Remove the clock (x-tal) and you can see the difference between dynamic + static and static power consumption. Make sure the clock is realy gone by gnd-ing the input otherwise it may pickup noise instead. Datasheets tells you the static power consumption. Maybe that can give you a hint.

Hi larsen! 

 

Thanks for your participation to this thread! 

 

I think I identified the evildoer. It seems to be the LAN91C111 on my board. When I run my own configuration, he becomes hot as hell. When I reload the NIOS configuration with which the board was delivered (and which I use every time, I reconfigure the FPGA with my configuration), the LAN91C111 becomes hot, too, but not quite as hot, as with my configuration (I wonder how he even survived this all the time . . . ) 

 

Now, I have a problem: I looked for a pin on the LAN91C111 that says "turn me off" or something like that. But there isn't one. Instead I have to write some bits into some configuration registers I would like to be able to access, but I do not understand the datasheet of this fellow, at all (http://www.smsc.com/main/datasheets/91c111.pdf (http://www.smsc.com/main/datasheets/91c111.pdf)). 

 

Is there anybody out there, who can give me some advise, how to write a simple disable entity for this chip? 

 

Greets, 

Maik

Why don' t You import the Pin Assigment from a sample design for the development board You are using and modify only the Pin assignments specific to Your design.
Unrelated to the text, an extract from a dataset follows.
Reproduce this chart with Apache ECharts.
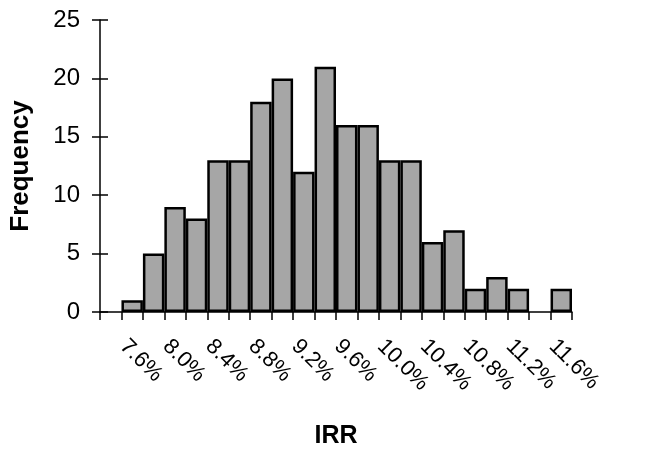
<!DOCTYPE html>
<html>
<head>
<meta charset="utf-8">
<script src="https://cdn.jsdelivr.net/npm/echarts@6/dist/echarts.min.js"></script>
<style>html,body{margin:0;padding:0;background:#fff;}#c{width:665px;height:452px;}</style>
</head>
<body>
<div id="c"></div>
<script>
var categories = ['7.4%','7.6%','7.8%','8.0%','8.2%','8.4%','8.6%','8.8%','9.0%','9.2%','9.4%','9.6%','9.8%','10.0%','10.2%','10.4%','10.6%','10.8%','11.0%','11.2%','11.4%','11.6%'];
var frequency = [0,1,5,9,8,13,13,18,20,12,21,16,16,13,13,6,7,2,3,2,0,2];
var yTicks = [0,5,10,15,20,25];

var chart = echarts.init(document.getElementById('c'));
var font = 'Liberation Sans, Arial, sans-serif';
chart.setOption({
  animation: false,
  backgroundColor: '#fff',
  grid: {left: 100, right: 93, top: 20, bottom: 140, containLabel: false, outerBoundsMode: 'none'},
  xAxis: {
    type: 'category',
    data: categories,
    boundaryGap: true,
    name: 'IRR',
    nameLocation: 'middle',
    nameGap: 112,
    nameTextStyle: {fontFamily: font, fontWeight: 'bold', fontSize: 25, color: '#000'},
    axisLine: {lineStyle: {color: '#000', width: 1.5}},
    axisTick: {show: true, interval: 0, length: 8, lineStyle: {color: '#000', width: 1.5}},
    axisLabel: {
      interval: 0,
      rotate: -45,
      margin: 22,
      lineHeight: 25,
      hideOverlap: false,
      formatter: function (v, i) { return i % 2 === 1 ? '\n' + v : ''; },
      fontFamily: font, fontSize: 22, color: '#000'
    },
    splitLine: {show: false}
  },
  yAxis: [{
    type: 'value',
    min: 0, max: 25, interval: 5,
    name: 'Frequency',
    nameLocation: 'middle',
    nameGap: 66,
    nameTextStyle: {fontFamily: font, fontWeight: 'bold', fontSize: 26, color: '#000'},
    axisLine: {show: true, lineStyle: {color: '#000', width: 1.5}},
    axisTick: {show: true, length: 8, lineStyle: {color: '#000', width: 1.5}},
    axisLabel: {margin: 20, fontFamily: font, fontSize: 24, color: '#000',
      formatter: function (v) { return yTicks.indexOf(v) >= 0 ? String(v) : ''; }},
    splitLine: {show: false}
  }, {
    type: 'value',
    position: 'left',
    min: 0, max: 25, interval: 5,
    axisLine: {show: false},
    axisTick: {show: true, inside: true, length: 8, lineStyle: {color: '#000', width: 1.5}},
    axisLabel: {show: false},
    splitLine: {show: false}
  }],
  series: [{
    type: 'bar',
    data: frequency.map(function (v) { return v === 0 ? '-' : v; }),
    barCategoryGap: '0%',
    itemStyle: {color: '#a6a6a6', borderColor: '#000', borderWidth: 2.5},
    z: 1
  }]
});
</script>
</body>
</html>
I have been working with a CYCLONE Development Board sample designs which also shows how to place the LAN Controller in a quiescent state. 

When using development board to host my custom design, I found always usesful to open an existing sample design delete their logic and implement my logic; this clears all the board interfacing issues (inlcuding FPGA configuration issues) and allows me to focus on the actual design that I am trying to prototype.